[BEGIN]
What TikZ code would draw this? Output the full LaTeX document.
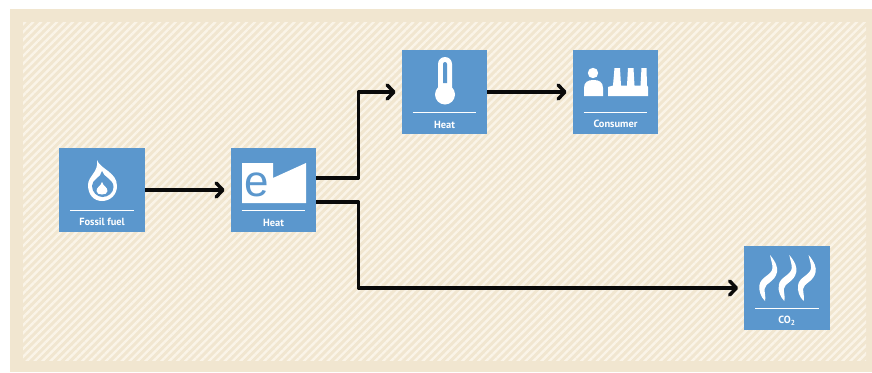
\documentclass[tikz,border=0pt]{standalone}
\usepackage{xcolor}
\usepackage{fontspec}
\setmainfont{PT Sans}
\newfontfamily\plantfont{Liberation Sans}
\usetikzlibrary{arrows.meta,arrows}
\usetikzlibrary{patterns.meta}
\usetikzlibrary{calc}
\definecolor{panelbeige}{RGB}{241,230,208}
\definecolor{stripelight}{RGB}{250,244,232}
\definecolor{boxblue}{RGB}{91,151,205}
\definecolor{flowblack}{RGB}{10,10,10}
\tikzset{
  blockbox/.style={fill=boxblue, draw=none, minimum width=64pt, minimum height=63.5pt, inner sep=0pt},
  captiontext/.style={text=white, font=\bfseries\fontsize{7.8}{8}\selectfont, inner sep=0pt},
  ruleline/.style={draw=white, line width=0.8pt},
  iconfill/.style={fill=white, draw=none},
  iconcut/.style={fill=boxblue, draw=none},
  flow/.style={draw=flowblack, line width=2.6pt, line join=round, shorten >=4.5pt, -{Straight Barb[length=5pt,width=10.5pt,round]}},
}
\begin{document}
\begin{tikzpicture}[x=0.75pt,y=-0.75pt]
\useasboundingbox (0,0) rectangle (872,372);
\fill[panelbeige] (10,9) rectangle (872,372);
\fill[pattern={Lines[angle=45,distance=4.2pt,line width=1.8pt]}, pattern color=stripelight] (23,22) rectangle (866,360);

\node[blockbox] (fuel) at (102,190) {};
\node[blockbox] (plant) at (273.5,190) {};
\node[blockbox] (thermo) at (444.5,92) {};
\node[blockbox] (consumer) at (615.5,92) {};
\node[blockbox] (exhaust) at (787,288) {};

\foreach \boxname in {fuel,plant,thermo,consumer,exhaust}
  \draw[ruleline] ($(\boxname.south west)+(11,-22)$) -- ($(\boxname.south east)+(-11,-22)$);

\node[captiontext] (fuellabel) at (102,222) {Fossil fuel};
\node[captiontext] (plantlabel) at (273.5,222.5) {Heat};
\node[captiontext] (thermolabel) at (444.5,124.5) {Heat};
\node[captiontext] (consumerlabel) at (615.5,123.5) {Consumer};
\node[captiontext] (exhaustlabel) at (787,321) {CO\textsubscript{2}};

\fill[iconfill] (97,160) .. controls (100,169) and (117,172) .. (117,186) .. controls (117,195) and (110,201) .. (102,201) .. controls (94,201) and (88,195) .. (88,185) .. controls (88,176) and (99,172) .. (97,160) -- cycle;
\fill[iconcut] (102,171) .. controls (103,177) and (113.5,179) .. (113.5,187) .. controls (113.5,193) and (108,197) .. (102.5,197) .. controls (97,197) and (92,192) .. (92,186) .. controls (92,179) and (101,178) .. (102,171) -- cycle;
\fill[iconfill] (102,182) .. controls (103,186) and (107.5,187) .. (107.5,191) .. controls (107.5,193.5) and (105,194.5) .. (102,194.5) .. controls (99,194.5) and (96.5,193.5) .. (96.5,191) .. controls (96.5,187) and (101,186) .. (102,182) -- cycle;

\fill[iconfill] (242,163) -- (273,163) -- (273,178) -- (306,163) -- (306,203) -- (242,203) -- cycle;
\node[text=boxblue, font=\plantfont\fontsize{33}{33}\selectfont, inner sep=0pt] (plantmark) at (257,185) {e};

\fill[iconfill] (438,64) arc[start angle=180, end angle=360, radius=7] -- (452,87) -- (438,87) -- cycle;
\fill[iconfill] (445,94.5) circle[radius=10];
\fill[iconcut] (443,64) arc[start angle=180, end angle=360, radius=2] -- (447,83) -- (443,83) -- cycle;

\fill[iconfill] (593,73) circle[radius=5.2];
\fill[iconfill] (584,96) -- (584,88) .. controls (584,82) and (588,80) .. (593.5,80) .. controls (599,80) and (603,82) .. (603,88) -- (603,96) -- cycle;
\fill[iconfill] (608,96) -- (608,87) -- (613,85.5) -- (614.5,68) -- (620,68) -- (621,85.5) -- (627,85.5) -- (628,68) -- (633.5,68) -- (634.5,85.5) -- (640.5,85.5) -- (641.5,68) -- (646.5,68) -- (647,85.5) -- (648,87) -- (648,96) -- cycle;

\foreach \wavex in {0,19.3,38.6}
  \fill[iconfill, xshift=\wavex*0.75pt] (770,255) .. controls (776,262) and (778,268) .. (777,272) .. controls (775,282) and (765,283) .. (764.5,289) .. controls (764.5,293) and (766,297) .. (765,301) .. controls (761,297) and (758.5,291) .. (759.5,285) .. controls (760.5,277) and (772,275) .. (772.5,268) .. controls (772.5,264) and (771,260) .. (770,255) -- cycle;

\draw[flow] (fuel) -- (plant);
\draw[flow] (thermo) -- (consumer);
\draw[flow] ([yshift=9pt]plant.east) -- ++(42,0) |- (thermo.west);
\draw[flow] ([yshift=-9pt]plant.east) -- ++(42,0) |- (exhaust.west);
\end{tikzpicture}
\end{document}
[END]
- _REQUIREMENT_
Leave out any pictures and return exactly the lines from the beginning of the data through the line with "(exhaustlabel) at (787,321)", inclusive.

- _SOLVED EXERCISE_
What TikZ code would draw this? Output the full LaTeX document.
\documentclass[tikz,border=0pt]{standalone}
\usepackage{xcolor}
\usepackage{fontspec}
\setmainfont{PT Sans}
\newfontfamily\plantfont{Liberation Sans}
\usetikzlibrary{arrows.meta,arrows}
\usetikzlibrary{patterns.meta}
\usetikzlibrary{calc}
\definecolor{panelbeige}{RGB}{241,230,208}
\definecolor{stripelight}{RGB}{250,244,232}
\definecolor{boxblue}{RGB}{91,151,205}
\definecolor{flowblack}{RGB}{10,10,10}
\tikzset{
  blockbox/.style={fill=boxblue, draw=none, minimum width=64pt, minimum height=63.5pt, inner sep=0pt},
  captiontext/.style={text=white, font=\bfseries\fontsize{7.8}{8}\selectfont, inner sep=0pt},
  ruleline/.style={draw=white, line width=0.8pt},
  iconfill/.style={fill=white, draw=none},
  iconcut/.style={fill=boxblue, draw=none},
  flow/.style={draw=flowblack, line width=2.6pt, line join=round, shorten >=4.5pt, -{Straight Barb[length=5pt,width=10.5pt,round]}},
}
\begin{document}
\begin{tikzpicture}[x=0.75pt,y=-0.75pt]
\useasboundingbox (0,0) rectangle (872,372);
\fill[panelbeige] (10,9) rectangle (872,372);
\fill[pattern={Lines[angle=45,distance=4.2pt,line width=1.8pt]}, pattern color=stripelight] (23,22) rectangle (866,360);

\node[blockbox] (fuel) at (102,190) {};
\node[blockbox] (plant) at (273.5,190) {};
\node[blockbox] (thermo) at (444.5,92) {};
\node[blockbox] (consumer) at (615.5,92) {};
\node[blockbox] (exhaust) at (787,288) {};

\foreach \boxname in {fuel,plant,thermo,consumer,exhaust}
  \draw[ruleline] ($(\boxname.south west)+(11,-22)$) -- ($(\boxname.south east)+(-11,-22)$);

\node[captiontext] (fuellabel) at (102,222) {Fossil fuel};
\node[captiontext] (plantlabel) at (273.5,222.5) {Heat};
\node[captiontext] (thermolabel) at (444.5,124.5) {Heat};
\node[captiontext] (consumerlabel) at (615.5,123.5) {Consumer};
\node[captiontext] (exhaustlabel) at (787,321) {CO\textsubscript{2}};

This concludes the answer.